The only issue on appeal was whether or not the plaintiffs met the following criterion for certification for a class action, per s. 5(1) of Ontario’s Class Proceedings Act, 1992, SO, 1992, c 6:
(a) the pleadings or the notice of application discloses a cause of action;
(b) there is an identifiable class of two or more persons that would be represented by the representative plaintiff or defendant;
(c) the claims or defences of the class members raise common issues;
(d) a class proceeding would be the preferable procedure for the resolution of the common issues; and
(e) there is a representative plaintiff or defendant who,
(i) would fairly and adequately represent the interests of the class,
(ii) has produced a plan for the proceeding that sets out a workable method of advancing the proceeding on behalf of the class and of notifying class members of the proceeding, and
(iii) does not have, on the common issues for the class, an interest in conflict with the interests of other class members. [Emphasis added]
In certifying the action as a class proceeding, the Divisional Court judge reversed the motions judge by finding the statement of claim disclosed causes of action for breaches of competition and contract law, as well as the tort of civil conspiracy. He found the two representative plaintiffs satisfactory, and ruled that there was a discernible class. The main issue was whether or not damages were a common issue amongst class members. The motions judge found that the refusal to certify the damages portion of the franchisees’ claim meant that all other aspects of the claim had to fail on the basis that common issues were not identified. The Divisional Court found that that fact that damages could not be ascribed to individual franchisees was not fatal to the class certification.
The Court of Appeal judge agreed with the Divisional Court’s decision, affirming the certification of the class action. They found that although a civil claim for damages under the Competition Act requires proof of harm or damage, proving the existence of price maintenance under s. 61 does not require evidence of damage, and can be determined on a class-wide basis.
A Warning to the Sandwich Cartel – The Importance of this Decision
The importance of this decision rests with the idea that the allegation of a competition, contract and tort breach are considered common issues that can proceed through certification without a damages assessment.
The implications of this are far-reaching. First, the Court of Appeal seems to have embraced a lower threshold for class action certification, especially with respect to claims that require proof of harm as an integral part of liability. Now, class action suits involving indirect or direct purchasers in Ontario are more likely to pass the certification stage and get to argue their cases on the merits. This could well lead to a significant increase in the quantity of Canadian class action suits brought and that proceed through to the lengthy and expensive trial process. Some may well see this as a clogging up of our courts, or a decision that helps pave the way for a more litigious Canada. On the other hand, this decision will improve access to justice for plaintiffs and reduce multiplicity of proceedings issues.

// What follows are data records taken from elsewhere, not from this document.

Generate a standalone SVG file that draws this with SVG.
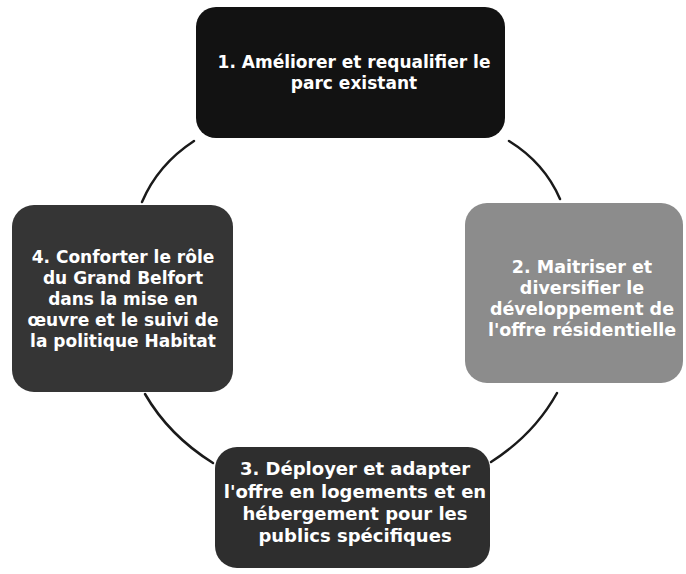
<svg xmlns="http://www.w3.org/2000/svg" width="686" height="574" viewBox="0 0 686 574">
<style>
.box{stroke:none}
.t{font-family:"DejaVu Sans","Liberation Sans",sans-serif;font-weight:bold;fill:#ffffff;text-anchor:middle}
.c{fill:none;stroke:#1a1a1a;stroke-width:2.5;stroke-linecap:round}
</style>
<rect width="686" height="574" fill="#ffffff"/>
<g id="connectors">
<path class="c" d="M194,141 Q158,164.5 142,202"/>
<path class="c" d="M509,141 Q544.5,163 560,199"/>
<path class="c" d="M145,394 Q169,435.5 213,463"/>
<path class="c" d="M557,393 Q534,434.5 491,462"/>
</g>
<g id="node1">
<rect class="box" x="196" y="7" width="309" height="131" rx="20" fill="#121212"/>
<text class="t" font-size="17" x="354"><tspan x="354" y="68">1. Améliorer et requalifier le</tspan><tspan x="354" y="89">parc existant</tspan></text>
</g>
<g id="node2">
<rect class="box" x="465" y="203" width="218" height="180" rx="22" fill="#8c8c8c"/>
<text class="t" font-size="17.5" x="582"><tspan x="582" y="273">2. Maitriser et</tspan><tspan x="582" y="294">diversifier le</tspan><tspan x="582" y="315">développement de</tspan><tspan x="582" y="336">l'offre résidentielle</tspan></text>
</g>
<g id="node3">
<rect class="box" x="215" y="447" width="275" height="121" rx="22" fill="#2e2e2e"/>
<text class="t" font-size="18" x="355"><tspan x="355" y="475">3. Déployer et adapter</tspan><tspan x="355" y="498">l'offre en logements et en</tspan><tspan x="355" y="520">hébergement pour les</tspan><tspan x="355" y="542">publics spécifiques</tspan></text>
</g>
<g id="node4">
<rect class="box" x="12" y="205" width="221" height="187" rx="22" fill="#353535"/>
<text class="t" font-size="17" x="123"><tspan x="123" y="263">4. Conforter le rôle</tspan><tspan x="123" y="284">du Grand Belfort</tspan><tspan x="123" y="305">dans la mise en</tspan><tspan x="123" y="326">œuvre et le suivi de</tspan><tspan x="123" y="347">la politique Habitat</tspan></text>
</g>
</svg>
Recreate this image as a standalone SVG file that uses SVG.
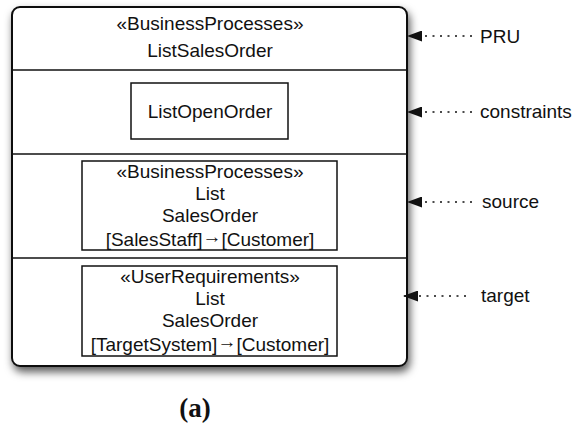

Secondly, it looks like this decision will have less-than-obvious implications for franchisors in Ontario. As the June 24 2010 Osler Update speculates, this decision implies that courts hearing franchise class actions are willing, when appropriate, to certify as a common issue whether there has been a breach by the franchisor of a specific provision of a franchise agreement. The Court of Appeal noted that a dispute between a franchisor and their franchisees is exactly the type of case for a class proceeding.
If, in a few years, you notice you are getting more bang for your buck at Quizno’s, thanks should be directed to the Ontario Court of Appeal for allowing more class proceedings to be certified for trial. This could do wonders to avoid price-gouging franchisors and could pave the way for more class action certifications.